The amount of energy needed to change the state of 1 kg of a substance with NO change in temperature. Units: J/kg."

"What is the equation for energy needed for a change of state?

Energy = mass × specific latent heat. E = m × L. E in joules (J), m in kg, L in J/kg."

"What's the difference between specific latent heat of FUSION and VAPORISATION?

Fusion = energy to change SOLID to LIQUID (melting). Vaporisation = energy to change LIQUID to GAS (boiling). Vaporisation needs more energy (gas particles need much more separation)."

"On a heating/cooling graph, why are there FLAT sections?

Those are changes of state. During a change of state, energy goes into breaking particle bonds (latent heat), NOT into raising temperature — so the temperature stays constant while energy is being added."

"What's the difference between specific heat capacity and specific latent heat?

SHC: energy to change the TEMPERATURE of a substance (no state change). SLH: energy to change the STATE of a substance (no temperature change). Both apply to 1 kg."

"How are gas particles moving?

In constant RANDOM motion — in all directions, at a range of speeds."

"What does the TEMPERATURE of a gas represent?

The AVERAGE KINETIC ENERGY of its particles. Higher temperature → particles moving faster on average."

"What happens to gas pressure if temperature increases (at constant volume)?

Pressure INCREASES. Higher temperature → particles move faster → they hit the walls of the container more often AND harder → more force per unit area → higher pressure."

"How does a gas exert pressure on its container?

Gas particles collide with the container walls. Each collision exerts a tiny force at right angles to the wall. Pressure = total force per unit area from all these collisions."

"What is the equation for a gas at constant temperature?

Pressure × volume = constant. pV = constant. Pressure in pascals (Pa), volume in m³. (So p₁V₁ = p₂V₂.)"

"If you DOUBLE the volume of a gas (at constant temperature), what happens to its pressure?

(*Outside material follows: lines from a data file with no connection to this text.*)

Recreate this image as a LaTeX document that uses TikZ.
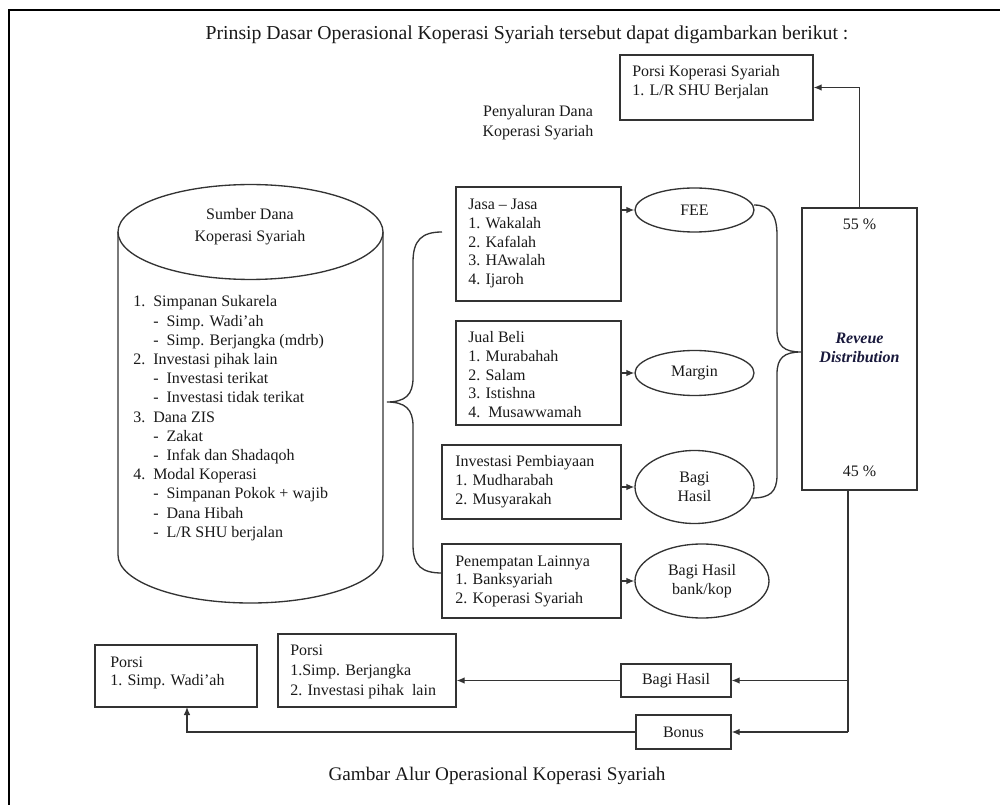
\documentclass[tikz,border=0pt]{standalone}
\usepackage{fontspec}
\setmainfont{Liberation Serif}
\usetikzlibrary{arrows.meta,shapes.geometric,fit,calc}
\newcommand{\myL}[1]{\begin{tabular}[t]{@{}l@{}}#1\end{tabular}}
\newcommand{\myC}[1]{\begin{tabular}[t]{@{}c@{}}#1\end{tabular}}
\begin{document}
\begin{tikzpicture}[x=0.75pt,y=-0.75pt,
  ln/.style={draw=black!80,line width=1pt},
  arr/.style={ln,-{Latex[length=6pt,width=5pt]}},
  box/.style={ln,rectangle,inner sep=0pt},
  ell/.style={ln,ellipse,inner sep=0pt,align=center,font=\fontsize{12}{14}\selectfont,text=black!90},
  txt/.style={inner sep=0pt,font=\fontsize{12}{14}\selectfont,text=black!90},
  big/.style={inner sep=0pt,font=\fontsize{14.8}{16}\selectfont,text=black!90},
]
\useasboundingbox (0,0) rectangle (1000,805);
% page frame
\draw[line width=1.5pt] (9,805) -- (9,10) -- (1000,10);

% title and caption
\node[big,anchor=base] (title) at (527,40) {Prinsip Dasar Operasional Koperasi Syariah tersebut dapat digambarkan berikut :};
\node[big,font=\fontsize{14.4}{16}\selectfont,anchor=base] (caption) at (497,780) {Gambar Alur Operasional Koperasi Syariah};

% cylinder
\draw[ln] (250.5,232) ellipse [x radius=99.375pt, y radius=35.6pt];
\draw[ln] (383,232) -- (383,555) arc[start angle=0, end angle=-180, x radius=99.375pt, y radius=36pt] -- (118,232);
\node[txt,anchor=base] (sumberT) at (250,220) {\myC{Sumber Dana\\[2pt]Koperasi Syariah}};
\node[txt,anchor=base west,font=\fontsize{12}{14.4}\selectfont] (listT) at (133,307) {\myL{%
\makebox[15pt][l]{1.}Simpanan Sukarela\\
\hspace{15pt}\makebox[10pt][l]{-}Simp. Wadi’ah\\
\hspace{15pt}\makebox[10pt][l]{-}Simp. Berjangka (mdrb)\\
\makebox[15pt][l]{2.}Investasi pihak lain\\
\hspace{15pt}\makebox[10pt][l]{-}Investasi terikat\\
\hspace{15pt}\makebox[10pt][l]{-}Investasi tidak terikat\\
\makebox[15pt][l]{3.}Dana ZIS\\
\hspace{15pt}\makebox[10pt][l]{-}Zakat\\
\hspace{15pt}\makebox[10pt][l]{-}Infak dan Shadaqoh\\
\makebox[15pt][l]{4.}Modal Koperasi\\
\hspace{15pt}\makebox[10pt][l]{-}Simpanan Pokok + wajib\\
\hspace{15pt}\makebox[10pt][l]{-}Dana Hibah\\
\hspace{15pt}\makebox[10pt][l]{-}L/R SHU berjalan}};

% left brace
\draw[ln] (442,232) .. controls (422,232) and (413,240) .. (413,262) -- (413,378)
  .. controls (413,395) and (405,402) .. (387,402)
  .. controls (405,402) and (413,409) .. (413,426) -- (413,545)
  .. controls (413,566) and (422,573) .. (442,573);

\node[txt,anchor=base] (penyT) at (538,117) {\myC{Penyaluran Dana\\[1pt]Koperasi Syariah}};

% boxes
\node[box,fit={(456,187) (621,301)}] (jasa) {};
\node[txt,anchor=base west] (jasaT) at (468,210) {\myL{Jasa – Jasa\\1. Wakalah\\2. Kafalah\\3. HAwalah\\4. Ijaroh}};
\node[box,fit={(456,321) (621,425)}] (jual) {};
\node[txt,anchor=base west] (jualT) at (468,343) {\myL{Jual Beli\\1. Murabahah\\2. Salam\\3. Istishna\\4.\ \ Musawwamah}};
\node[box,fit={(442,445) (621,519)}] (inv) {};
\node[txt,anchor=base west] (invT) at (455,467) {\myL{Investasi Pembiayaan\\1. Mudharabah\\2. Musyarakah}};
\node[box,fit={(442,544) (621,618)}] (pen) {};
\node[txt,anchor=base west] (penT) at (455,566) {\myL{Penempatan Lainnya\\1. Banksyariah\\2. Koperasi Syariah}};

% ellipses
\node[ell,minimum width=89.25pt,minimum height=33pt] (fee) at (694.5,210) {FEE};
\node[ell,minimum width=89.25pt,minimum height=33.75pt] (margin) at (694.5,373) {Margin};
\node[ell,minimum width=89.25pt,minimum height=54.75pt] (bagi) at (694.5,487) {Bagi\\Hasil};
\node[ell,minimum width=100.5pt,minimum height=55.5pt] (bank) at (702,581) {Bagi Hasil\\bank/kop};

\draw[arr] (fee.west -| jasa.east) -- (fee.west);
\draw[arr] (margin.west -| jual.east) -- (margin.west);
\draw[arr] (bagi.west -| inv.east) -- (bagi.west);
\draw[arr] (bank.west -| pen.east) -- (bank.west);

% right brace
\draw[ln] (754,205) .. controls (770,205) and (777,215) .. (777,235) -- (777,330)
  .. controls (777,346) and (784,352) .. (801,352)
  .. controls (784,352) and (777,358) .. (777,374) -- (777,475)
  .. controls (777,492) and (770,498) .. (752,498);

% revenue distribution
\node[box,fit={(802,208) (917,490)}] (rd) {};
\node[txt,anchor=base] (p55) at (859.5,230) {55 \%};
\node[txt,anchor=base,font=\fontsize{12}{14}\selectfont\bfseries\itshape,text={rgb,255:red,25;green,25;blue,60}] (rdT) at (859.5,344) {\myC{Reveue\\Distribution}};
\node[txt,anchor=base] (p45) at (859.5,477) {45 \%};

% porsi koperasi
\node[box,fit={(620,55) (813,120)}] (porsiK) {};
\node[txt,anchor=base west] (porsiKT) at (632,77) {\myL{Porsi Koperasi Syariah\\1. L/R SHU Berjalan}};
\draw[arr] (rd.north) |- (porsiK.east);

% bottom boxes
\node[box,fit={(621,664) (731,697)}] (bh) {};
\node[txt] (bhT) at (bh.center) {Bagi Hasil};
\node[box,fit={(636,715) (731,749)}] (bonus) {};
\node[txt] (bonusT) at (bonus.center) {Bonus};
\node[box,fit={(278,634) (456,707)}] (porsi2) {};
\node[txt,anchor=base west] (porsi2T) at (290,655) {\myL{Porsi\\[1pt]1.Simp. Berjangka\\[1pt]2. Investasi pihak\ \ lain}};
\node[box,fit={(95,645) (257,707)}] (porsi1) {};
\node[txt,anchor=base west] (porsi1T) at (110,667) {\myL{Porsi\\1. Simp. Wadi’ah}};

\coordinate (rdB) at (848,490);
\coordinate (p1in) at (187,707);
\draw[ln] (rdB) -- (rdB |- bonus.east);
\draw[arr] (rdB |- bonus.east) -- (bonus.east);
\draw[arr] (rdB |- bh.east) -- (bh.east);
\draw[arr] (bh.west) -- (bh.west -| porsi2.east);
\draw[arr] (bonus.west) -| (p1in);
\end{tikzpicture}
\end{document}
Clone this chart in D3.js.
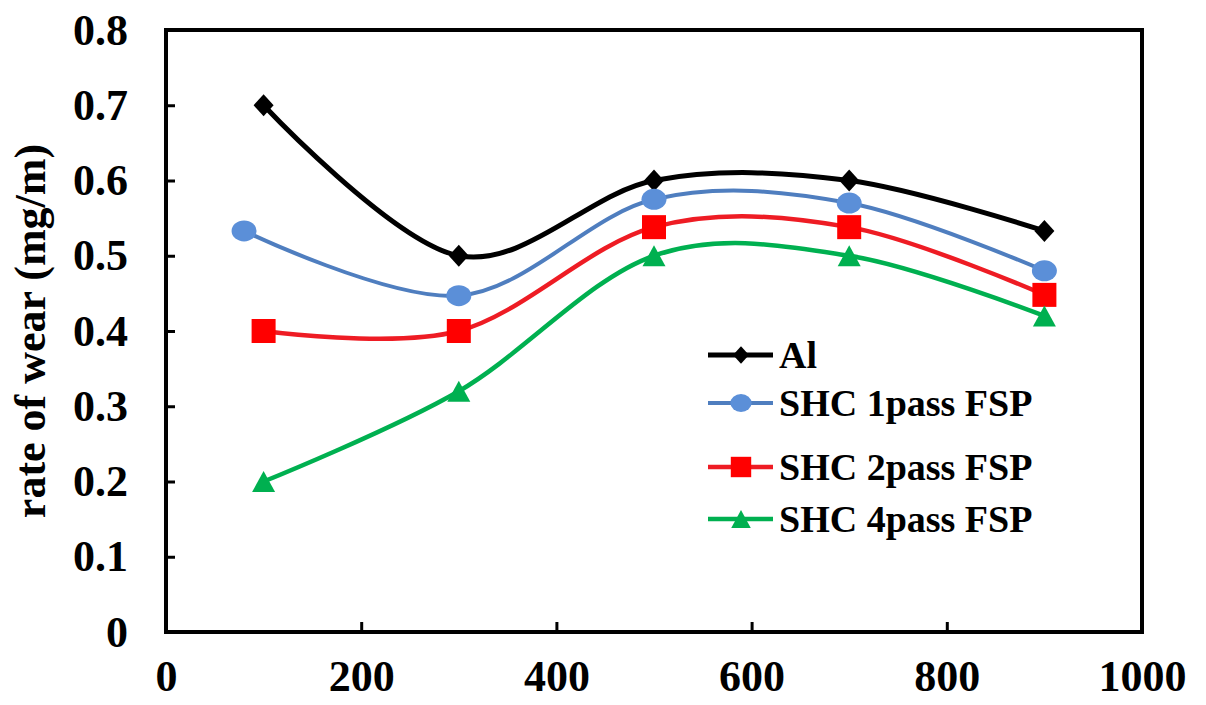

Pressure HALVES. They are inversely proportional — pV stays constant. Bigger volume → particles spread out → fewer collisions with the walls per second."

"Why does squeezing a gas (decreasing its volume) INCREASE its pressure?

Particles are in a smaller space, so they hit the walls of the container MORE OFTEN. Same force per collision but more collisions per second → higher pressure. (Note: this assumes temperature is constant.)"

"What is 'work done' on a gas?

The transfer of energy by a force. When you push a piston in (compress a gas), you do work on the gas — transferring energy to it."

"What happens to a gas when work is done on it (e.g. compressing with a bike pump)?

The INTERNAL ENERGY of the gas increases — which usually causes the TEMPERATURE to rise. (That's why a bike pump gets warm when you pump quickly — you're doing work on the gas and it heats up.)"

"Why does a bicycle pump get warm when you use it?

You're doing WORK on the gas by compressing it. This increases its internal energy, raising its temperature. The warm gas heats the pump walls."